• [Dataset content]:
[start]
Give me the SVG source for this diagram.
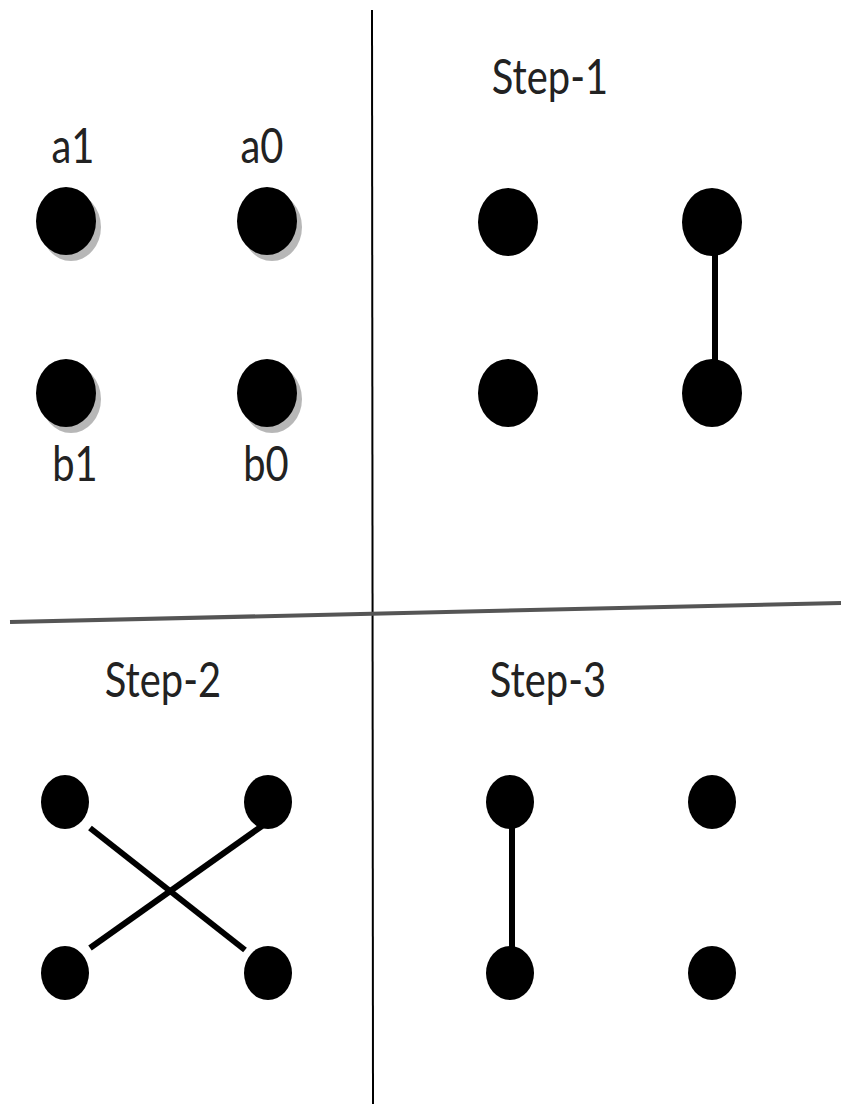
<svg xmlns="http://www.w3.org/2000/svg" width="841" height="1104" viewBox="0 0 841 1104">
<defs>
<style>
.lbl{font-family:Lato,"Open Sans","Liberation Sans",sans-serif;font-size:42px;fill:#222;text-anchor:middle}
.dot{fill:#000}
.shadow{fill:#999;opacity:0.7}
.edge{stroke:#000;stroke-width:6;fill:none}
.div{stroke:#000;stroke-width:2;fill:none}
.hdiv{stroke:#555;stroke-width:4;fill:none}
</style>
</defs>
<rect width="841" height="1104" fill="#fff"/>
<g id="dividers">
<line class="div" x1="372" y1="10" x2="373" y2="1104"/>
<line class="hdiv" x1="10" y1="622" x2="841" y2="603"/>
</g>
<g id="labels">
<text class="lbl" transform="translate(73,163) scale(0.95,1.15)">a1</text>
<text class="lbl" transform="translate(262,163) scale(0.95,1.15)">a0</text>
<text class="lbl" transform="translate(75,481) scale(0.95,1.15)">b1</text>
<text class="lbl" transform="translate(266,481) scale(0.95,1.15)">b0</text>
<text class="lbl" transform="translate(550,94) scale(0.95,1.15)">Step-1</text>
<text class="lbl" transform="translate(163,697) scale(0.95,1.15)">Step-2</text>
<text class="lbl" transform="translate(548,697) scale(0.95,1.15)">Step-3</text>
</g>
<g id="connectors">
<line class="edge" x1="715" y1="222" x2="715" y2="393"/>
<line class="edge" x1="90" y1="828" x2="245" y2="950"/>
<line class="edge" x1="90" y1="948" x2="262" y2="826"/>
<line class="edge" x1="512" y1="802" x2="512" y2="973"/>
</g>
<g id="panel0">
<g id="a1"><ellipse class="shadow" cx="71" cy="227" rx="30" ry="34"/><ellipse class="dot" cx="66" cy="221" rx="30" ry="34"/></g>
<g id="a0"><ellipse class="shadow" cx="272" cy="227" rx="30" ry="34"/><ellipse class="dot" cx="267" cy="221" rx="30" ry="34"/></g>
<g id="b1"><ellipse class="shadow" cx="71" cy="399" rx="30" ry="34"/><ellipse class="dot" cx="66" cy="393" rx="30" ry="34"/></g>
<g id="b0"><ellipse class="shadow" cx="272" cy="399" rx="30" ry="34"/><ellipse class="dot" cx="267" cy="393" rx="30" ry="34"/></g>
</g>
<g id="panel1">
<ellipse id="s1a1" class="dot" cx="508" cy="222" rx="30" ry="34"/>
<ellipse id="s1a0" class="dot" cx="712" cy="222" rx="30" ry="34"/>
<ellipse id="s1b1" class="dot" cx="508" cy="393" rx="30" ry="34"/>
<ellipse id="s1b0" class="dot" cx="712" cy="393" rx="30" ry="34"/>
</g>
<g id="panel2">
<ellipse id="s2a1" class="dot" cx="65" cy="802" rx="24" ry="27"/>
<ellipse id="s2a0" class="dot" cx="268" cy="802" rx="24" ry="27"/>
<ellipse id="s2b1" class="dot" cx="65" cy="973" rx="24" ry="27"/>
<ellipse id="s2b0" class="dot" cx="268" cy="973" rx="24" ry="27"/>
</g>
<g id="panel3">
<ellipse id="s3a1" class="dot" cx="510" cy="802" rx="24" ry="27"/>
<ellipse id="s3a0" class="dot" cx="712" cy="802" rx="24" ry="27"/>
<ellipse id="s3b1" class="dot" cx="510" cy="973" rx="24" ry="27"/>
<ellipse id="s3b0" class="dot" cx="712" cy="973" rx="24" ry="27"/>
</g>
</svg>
[end]
[start]
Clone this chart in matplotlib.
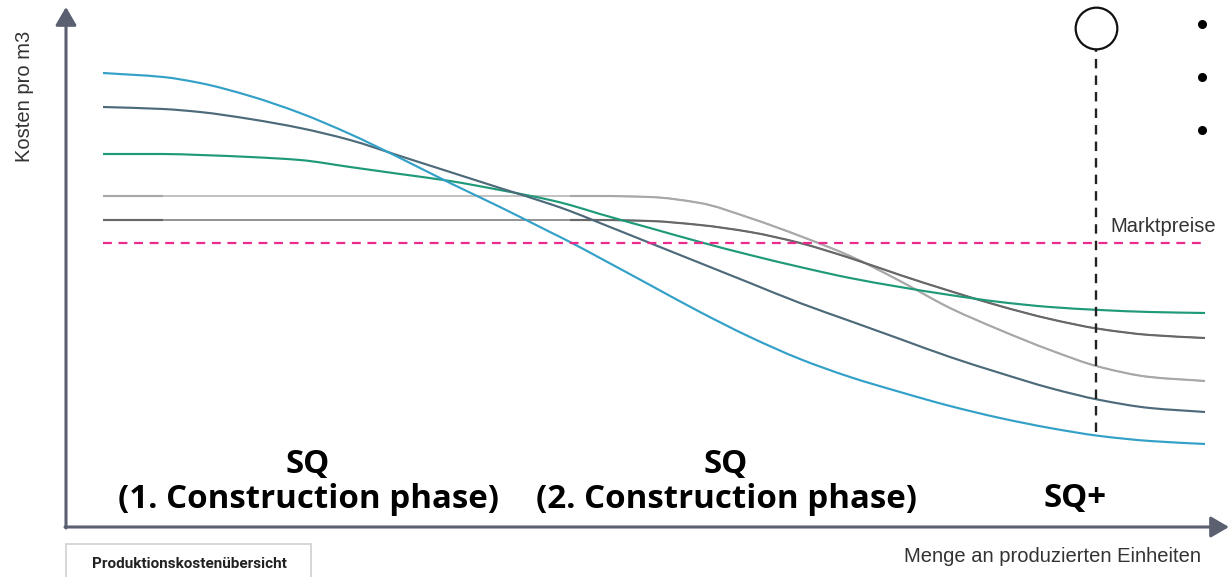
[end]
[start]
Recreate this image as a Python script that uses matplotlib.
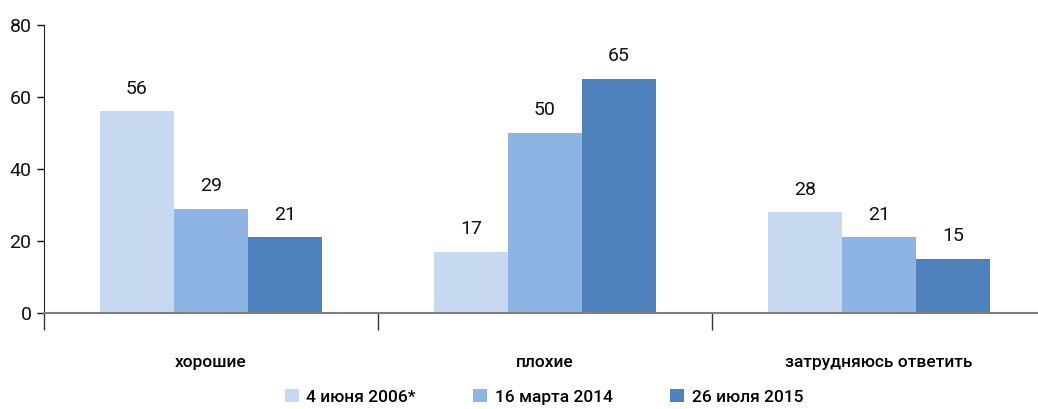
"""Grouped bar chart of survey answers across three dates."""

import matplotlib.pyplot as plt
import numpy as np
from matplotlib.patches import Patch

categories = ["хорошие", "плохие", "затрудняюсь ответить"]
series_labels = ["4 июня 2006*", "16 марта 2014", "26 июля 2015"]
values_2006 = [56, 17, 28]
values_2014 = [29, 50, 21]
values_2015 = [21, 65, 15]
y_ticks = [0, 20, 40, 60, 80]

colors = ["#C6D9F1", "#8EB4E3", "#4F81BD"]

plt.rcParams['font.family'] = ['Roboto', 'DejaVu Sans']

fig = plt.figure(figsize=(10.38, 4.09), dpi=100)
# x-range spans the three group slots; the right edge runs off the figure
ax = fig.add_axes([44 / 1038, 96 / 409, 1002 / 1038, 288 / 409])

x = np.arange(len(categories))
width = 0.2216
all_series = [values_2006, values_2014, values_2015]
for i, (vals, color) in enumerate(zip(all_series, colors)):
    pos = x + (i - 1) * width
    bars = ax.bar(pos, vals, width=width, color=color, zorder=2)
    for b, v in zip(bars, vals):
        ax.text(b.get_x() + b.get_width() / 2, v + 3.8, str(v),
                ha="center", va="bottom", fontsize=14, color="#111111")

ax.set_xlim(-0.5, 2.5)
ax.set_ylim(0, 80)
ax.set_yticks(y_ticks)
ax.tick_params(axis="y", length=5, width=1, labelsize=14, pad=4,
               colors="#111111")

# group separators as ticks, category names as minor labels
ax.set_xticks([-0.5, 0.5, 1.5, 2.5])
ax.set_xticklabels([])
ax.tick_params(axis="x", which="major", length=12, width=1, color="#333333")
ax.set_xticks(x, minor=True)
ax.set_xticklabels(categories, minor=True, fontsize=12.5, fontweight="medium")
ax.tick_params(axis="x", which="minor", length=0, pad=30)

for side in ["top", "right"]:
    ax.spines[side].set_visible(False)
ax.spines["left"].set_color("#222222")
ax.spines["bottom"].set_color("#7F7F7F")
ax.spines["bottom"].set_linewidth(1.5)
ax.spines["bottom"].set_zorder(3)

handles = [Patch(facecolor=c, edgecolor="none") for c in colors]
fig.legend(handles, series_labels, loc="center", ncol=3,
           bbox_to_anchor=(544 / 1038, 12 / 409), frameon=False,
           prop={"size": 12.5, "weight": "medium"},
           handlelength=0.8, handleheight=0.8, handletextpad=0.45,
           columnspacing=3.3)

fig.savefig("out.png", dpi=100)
[end]
• [Exercise requirements]: Which lines of the data include "this"? Copy each of them.

• [Answer to the problem]:
Give me the SVG source for this diagram.
Clone this chart in matplotlib.
Recreate this image as a Python script that uses matplotlib.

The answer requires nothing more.